I’ve always been big on sleep. Like, I’m one of those people who can sleep 12 hours and still feel tired. I am one of those people who can not live on 5 hours of sleep. There is no amount of coffee that can cure my tiredness when I don’t get enough sleep.

I’ve also dealt with insomnia my whole life—at times being bad enough that I’ve had to resort to a certain prescription that people basically black out if they take it and try to stay awake and it still didn’t make me go to sleep. I’m fine with staying asleep once I’m there, but if I’m awake, getting to sleep is nearly impossible.

I was convinced I wouldn’t co-sleep with Peanut. I bought a crib and tried on multiple occasions to put her to sleep in it, but me staying awake through the nursing and getting her deeply enough asleep that she wouldn’t wake up when I set her down just ended up with her sleeping in the crib next to me, me lying awake for an hour, then her waking up a half hour after I finally fall asleep to eat again.

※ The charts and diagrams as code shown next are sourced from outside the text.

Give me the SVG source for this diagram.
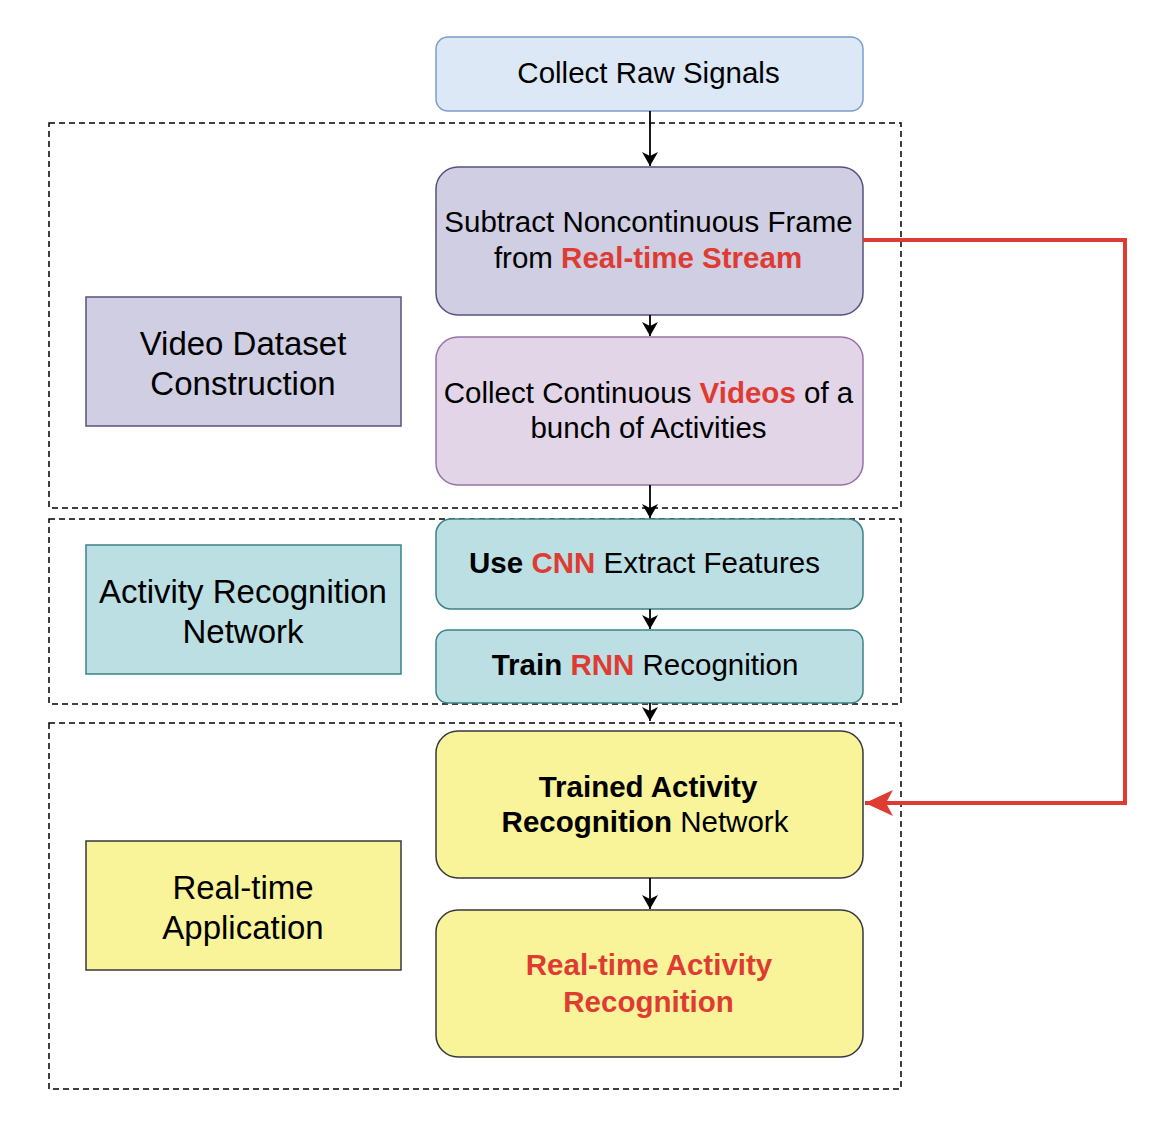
<svg xmlns="http://www.w3.org/2000/svg" width="1164" height="1126" viewBox="0 0 1164 1126">
<style>
text{font-family:"Liberation Sans",Arial,Helvetica,sans-serif;fill:#000;text-anchor:middle}
.m{font-size:29.5px}
.l{font-size:33px}
.b{font-weight:bold}
.r{fill:#de3b33}
.dash{fill:none;stroke:#000;stroke-width:1.5;stroke-dasharray:6 4}
.conn{fill:none;stroke:#000;stroke-width:1.8}
</style>
<defs>
<marker id="ah" markerUnits="userSpaceOnUse" markerWidth="16" markerHeight="16" refX="14" refY="8" orient="auto">
<path d="M0,0 L14,8 L0,16 L4,8 Z" fill="#000"/>
</marker>
<marker id="ahr" markerUnits="userSpaceOnUse" markerWidth="30" markerHeight="26" refX="28" refY="13" orient="auto">
<path d="M0,0 L28,13 L0,26 L7,13 Z" fill="#de3b33"/>
</marker>
</defs>
<rect width="1164" height="1126" fill="#fff"/>
<g id="groups">
<rect class="dash" x="49" y="123" width="852" height="385"/>
<rect class="dash" x="49" y="519" width="852" height="185"/>
<rect class="dash" x="49" y="723" width="852" height="366"/>
</g>
<g id="label-video">
<rect x="86" y="297" width="315" height="129" fill="#d0cee2" stroke="#56517e" stroke-width="1.5"/>
<text class="l" x="243" y="355">Video Dataset</text>
<text class="l" x="243" y="395">Construction</text>
</g>
<g id="label-arn">
<rect x="86" y="545" width="315" height="129" fill="#bcdfe3" stroke="#3b8288" stroke-width="1.5"/>
<text class="l" x="243" y="603">Activity Recognition</text>
<text class="l" x="243" y="643">Network</text>
</g>
<g id="label-rt">
<rect x="86" y="841" width="315" height="129" fill="#f9f49a" stroke="#36393d" stroke-width="1.5"/>
<text class="l" x="243" y="899">Real-time</text>
<text class="l" x="243" y="939">Application</text>
</g>
<g id="n-raw">
<rect x="436" y="37" width="427" height="74" rx="12" fill="#dde8f6" stroke="#7c9dc9" stroke-width="1.5"/>
<text class="m" x="648.5" y="83">Collect Raw Signals</text>
</g>
<g id="n-subtract">
<rect x="436" y="167" width="427" height="148" rx="22" fill="#d0cee2" stroke="#56517e" stroke-width="1.5"/>
<text class="m" x="648.5" y="232">Subtract Noncontinuous Frame</text>
<text class="m" x="648" y="268">from <tspan class="b r">Real-time Stream</tspan></text>
</g>
<g id="n-continuous">
<rect x="436" y="337" width="427" height="148" rx="22" fill="#e1d5e7" stroke="#9673a6" stroke-width="1.5"/>
<text class="m" x="648.5" y="403">Collect Continuous <tspan class="b r">Videos</tspan> of a</text>
<text class="m" x="648.5" y="438">bunch of Activities</text>
</g>
<g id="n-cnn">
<rect x="436" y="519" width="427" height="90" rx="15" fill="#bcdfe3" stroke="#3b8288" stroke-width="1.5"/>
<text class="m" x="644.5" y="573"><tspan class="b">Use </tspan><tspan class="b r">CNN</tspan> Extract Features</text>
</g>
<g id="n-rnn">
<rect x="436" y="630" width="427" height="73" rx="12" fill="#bcdfe3" stroke="#3b8288" stroke-width="1.5"/>
<text class="m" x="645" y="675"><tspan class="b">Train </tspan><tspan class="b r">RNN</tspan> Recognition</text>
</g>
<g id="n-trained">
<rect x="436" y="731" width="427" height="147" rx="22" fill="#f9f49a" stroke="#36393d" stroke-width="1.5"/>
<text class="m b" x="648" y="797">Trained Activity</text>
<text class="m" x="645" y="832"><tspan class="b">Recognition</tspan> Network</text>
</g>
<g id="n-realtime">
<rect x="436" y="910" width="427" height="147" rx="22" fill="#f9f49a" stroke="#36393d" stroke-width="1.5"/>
<text class="m b r" x="649" y="975">Real-time Activity</text>
<text class="m b r" x="648.5" y="1012">Recognition</text>
</g>
<g id="connectors">
<line class="conn" x1="650" y1="111" x2="650" y2="166" marker-end="url(#ah)"/>
<line class="conn" x1="650" y1="315" x2="650" y2="336" marker-end="url(#ah)"/>
<line class="conn" x1="650" y1="485" x2="650" y2="518" marker-end="url(#ah)"/>
<line class="conn" x1="650" y1="609" x2="650" y2="629" marker-end="url(#ah)"/>
<line class="conn" x1="650" y1="703" x2="650" y2="721" marker-end="url(#ah)"/>
<line class="conn" x1="650" y1="878" x2="650" y2="909" marker-end="url(#ah)"/>
<polyline points="863,240 1125,240 1125,803 865,803" fill="none" stroke="#de3b33" stroke-width="4" marker-end="url(#ahr)"/>
</g>
</svg>
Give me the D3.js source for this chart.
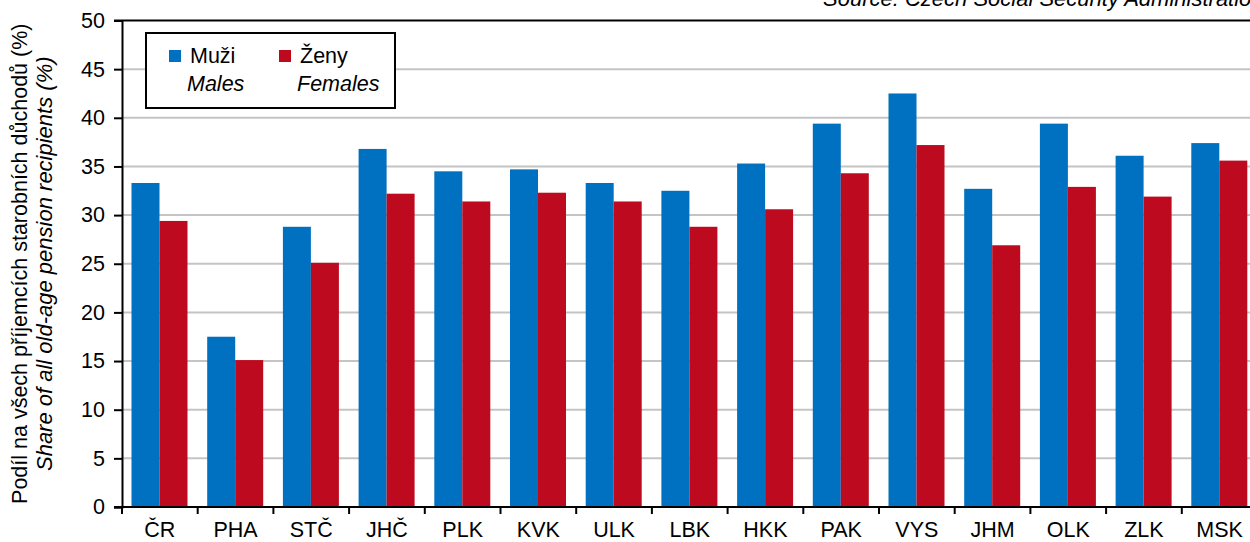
<!DOCTYPE html>
<html>
<head>
<meta charset="utf-8">
<script src="https://cdn.jsdelivr.net/npm/d3@7"></script>
<style>
  body { margin: 0; background: #fff; }
  svg { display: block; font-family: "Liberation Sans", Arial, sans-serif; }
</style>
</head>
<body>
<div id="chart"></div>
<script>
const regions = ['ČR', 'PHA', 'STČ', 'JHČ', 'PLK', 'KVK', 'ULK', 'LBK', 'HKK', 'PAK', 'VYS', 'JHM', 'OLK', 'ZLK', 'MSK'];
const males = [33.3, 17.5, 28.8, 36.8, 34.5, 34.7, 33.3, 32.5, 35.3, 39.4, 42.5, 32.7, 39.4, 36.1, 37.4];
const females = [29.4, 15.1, 25.1, 32.2, 31.4, 32.3, 31.4, 28.8, 30.6, 34.3, 37.2, 26.9, 32.9, 31.9, 35.6];
const yTicks = [0, 5, 10, 15, 20, 25, 30, 35, 40, 45, 50];

const width = 1250;
const height = 542;
const blue = '#0070c0';
const red = '#bd0a1f';

const svg = d3.select('#chart').append('svg')
  .attr('width', width)
  .attr('height', height);

const x = d3.scaleBand()
  .domain(regions)
  .range([122, 1257.5]);

const x1 = d3.scaleBand()
  .domain(['m', 'f'])
  .range([9.5, 65.5]);

const y = d3.scaleLinear()
  .domain([0, 50])
  .range([507, 20.5]);

// gridlines
svg.append('g')
  .selectAll('line')
  .data(yTicks.filter(d => d > 0 && d < 50))
  .enter().append('line')
  .attr('x1', 122)
  .attr('x2', width)
  .attr('y1', d => y(d))
  .attr('y2', d => y(d))
  .style('stroke', '#c4c4c4')
  .style('stroke-width', 2);

// bars
const groups = svg.append('g')
  .selectAll('g')
  .data(regions)
  .enter().append('g')
  .attr('transform', d => `translate(${x(d)},0)`);

groups.append('rect')
  .attr('x', x1('m'))
  .attr('width', x1.bandwidth())
  .attr('y', (d, i) => y(males[i]))
  .attr('height', (d, i) => y(0) - y(males[i]))
  .style('fill', blue);

groups.append('rect')
  .attr('x', x1('f'))
  .attr('width', x1.bandwidth())
  .attr('y', (d, i) => y(females[i]))
  .attr('height', (d, i) => y(0) - y(females[i]))
  .style('fill', red);

// top border
svg.append('line')
  .attr('x1', 114)
  .attr('x2', width)
  .attr('y1', y(50))
  .attr('y2', y(50))
  .style('stroke', '#000')
  .style('stroke-width', 2);

// y axis
const yAxis = svg.append('g')
  .attr('transform', 'translate(122,0)')
  .call(d3.axisLeft(y).tickValues(yTicks).tickSize(8).tickPadding(9));
yAxis.select('.domain').style('stroke-width', 2);
yAxis.selectAll('.tick line').style('stroke-width', 2);
yAxis.selectAll('.tick text')
  .style('font-size', '21.5px')
  .style('font-family', '"Liberation Sans", Arial, sans-serif')
  .style('fill', '#000');

// x axis: ticks at the band boundaries
const xAxis = svg.append('g')
  .attr('transform', `translate(0,${y(0)})`);
xAxis.append('line')
  .attr('x1', 114)
  .attr('x2', width)
  .style('stroke', '#000')
  .style('stroke-width', 2);
xAxis.selectAll('.xt')
  .data(regions)
  .enter().append('line')
  .attr('class', 'xt')
  .attr('x1', d => x(d))
  .attr('x2', d => x(d))
  .attr('y1', 0)
  .attr('y2', 7)
  .style('stroke', '#000')
  .style('stroke-width', 2);
xAxis.selectAll('text')
  .data(regions)
  .enter().append('text')
  .attr('x', d => x(d) + x.bandwidth() / 2)
  .attr('y', 30)
  .attr('text-anchor', 'middle')
  .style('font-size', '21.5px')
  .text(d => d);

// y axis title
const title = svg.append('text')
  .attr('transform', `translate(0,${(y(0) + y(50)) / 2}) rotate(-90)`)
  .attr('text-anchor', 'middle');
title.append('tspan')
  .attr('x', 0)
  .attr('y', 27)
  .style('font-size', '21.5px')
  .text('Podíl na všech příjemcích starobních důchodů (%)');
title.append('tspan')
  .attr('x', 0)
  .attr('y', 52)
  .style('font-size', '22px')
  .style('font-style', 'italic')
  .text('Share of all old-age pension recipients (%)');

// source
svg.append('text')
  .attr('x', 823)
  .attr('y', 6)
  .style('font-size', '22px')
  .style('font-style', 'italic')
  .text('Source: Czech Social Security Administration');

// legend
const legend = svg.append('g');
legend.append('rect')
  .attr('x', 146)
  .attr('y', 33)
  .attr('width', 249)
  .attr('height', 75)
  .style('fill', '#fff')
  .style('stroke', '#000')
  .style('stroke-width', 2);

const legendItems = [
  { cz: 'Muži', en: 'Males', color: blue, x: 169 },
  { cz: 'Ženy', en: 'Females', color: red, x: 279 },
];
legendItems.forEach(item => {
  legend.append('rect')
    .attr('x', item.x)
    .attr('y', 50)
    .attr('width', 12)
    .attr('height', 12)
    .style('fill', item.color);
  legend.append('text')
    .attr('x', item.x + 21)
    .attr('y', 63)
    .style('font-size', '21.5px')
    .text(item.cz);
  legend.append('text')
    .attr('x', item.x + 18)
    .attr('y', 91)
    .style('font-size', '21.5px')
    .style('font-style', 'italic')
    .text(item.en);
});
</script>
</body>
</html>
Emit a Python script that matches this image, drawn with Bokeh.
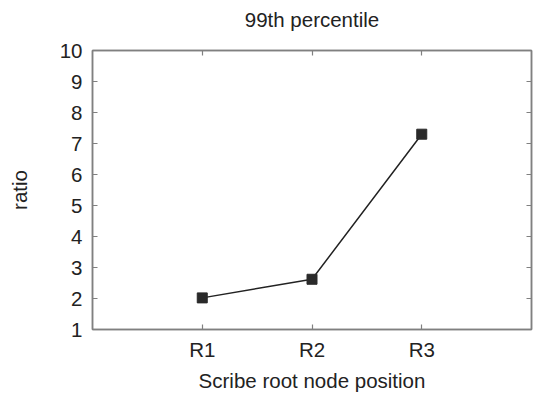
from bokeh.plotting import figure
from bokeh.models import FixedTicker, LinearAxis, Range1d
from bokeh.embed import file_html
from bokeh.resources import INLINE

title_text = "99th percentile"
categories = ["R1", "R2", "R3"]
ratio_99th = [2.02, 2.62, 7.30]
y_ticks = [1, 2, 3, 4, 5, 6, 7, 8, 9, 10]

x_pos = [i + 1 for i in range(len(categories))]
FONT = "Liberation Sans"
TEXT = "#222222"
AXIS = "#808080"
FS = "20.5px"

p = figure(width=533, height=394, output_backend="svg", toolbar_location=None,
           x_range=Range1d(0, len(categories) + 1), y_range=Range1d(1, 10),
           title_location=None,
           min_border_left=92, min_border_right=2, min_border_top=50, min_border_bottom=65)

p.grid.visible = False
p.outline_line_color = AXIS
p.outline_line_width = 1.5
p.background_fill_color = "white"
p.border_fill_color = "white"

p.line(x_pos, ratio_99th, line_color="#222222", line_width=1.5)
p.scatter(x_pos, ratio_99th, marker="square", size=10, fill_color="#2a2a2a", line_color="#2a2a2a")

def style(ax, labels=True):
    ax.axis_line_color = AXIS
    ax.axis_line_width = 1.5
    ax.major_tick_line_color = AXIS
    ax.major_tick_line_width = 1.2
    ax.major_tick_in = 5
    ax.major_tick_out = 0
    ax.minor_tick_line_color = None
    ax.major_label_text_font = FONT
    ax.axis_label_text_font = FONT
    ax.axis_label_text_font_size = FS
    ax.axis_label_text_font_style = "normal"
    ax.axis_label_text_color = TEXT
    if labels:
        ax.major_label_text_font_size = FS
        ax.major_label_text_color = TEXT
    else:
        ax.major_label_text_font_size = "1px"
        ax.major_label_text_color = None
        ax.major_label_standoff = 0

xt = FixedTicker(ticks=x_pos)
yt = FixedTicker(ticks=y_ticks)
overrides = {x: c for x, c in zip(x_pos, categories)}

p.xaxis.ticker = xt
p.xaxis.major_label_overrides = overrides
p.xaxis.axis_label = "Scribe root node position"
p.xaxis.major_label_standoff = 8
p.xaxis.axis_label_standoff = 5
style(p.xaxis[0])

p.yaxis.ticker = yt
p.yaxis.axis_label = "ratio"
p.yaxis.major_label_standoff = 10
p.yaxis.axis_label_standoff = 26
style(p.yaxis[0])

# top mirror axis carries the chart title as its label
top = LinearAxis(ticker=xt, axis_label=title_text)
style(top, labels=False)
top.axis_label_standoff = 20
p.add_layout(top, "above")
right = LinearAxis(ticker=yt)
style(right, labels=False)
p.add_layout(right, "right")

open("out.html", "w").write(file_html(p, INLINE))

Yes, she woke up every 90 minutes all night long—for the first six months or so of her life. She nursed every 90ish minutes 24 hours a day until she sat upright and started solid foods. Even after that, it was every 2-3 hours. She had really bad reflux and the few times she slept longer than that, she would wake up screaming in pain. There was an adjustment period where my body got used to waking up and going back to sleep so often, but when I look back at those days now, I have a sneaking suspicion that I was much more rested than other moms of newborns.

16 months later, we’re still co-sleeping. Even now, I do not think I could function without co-sleeping and breastfeeding.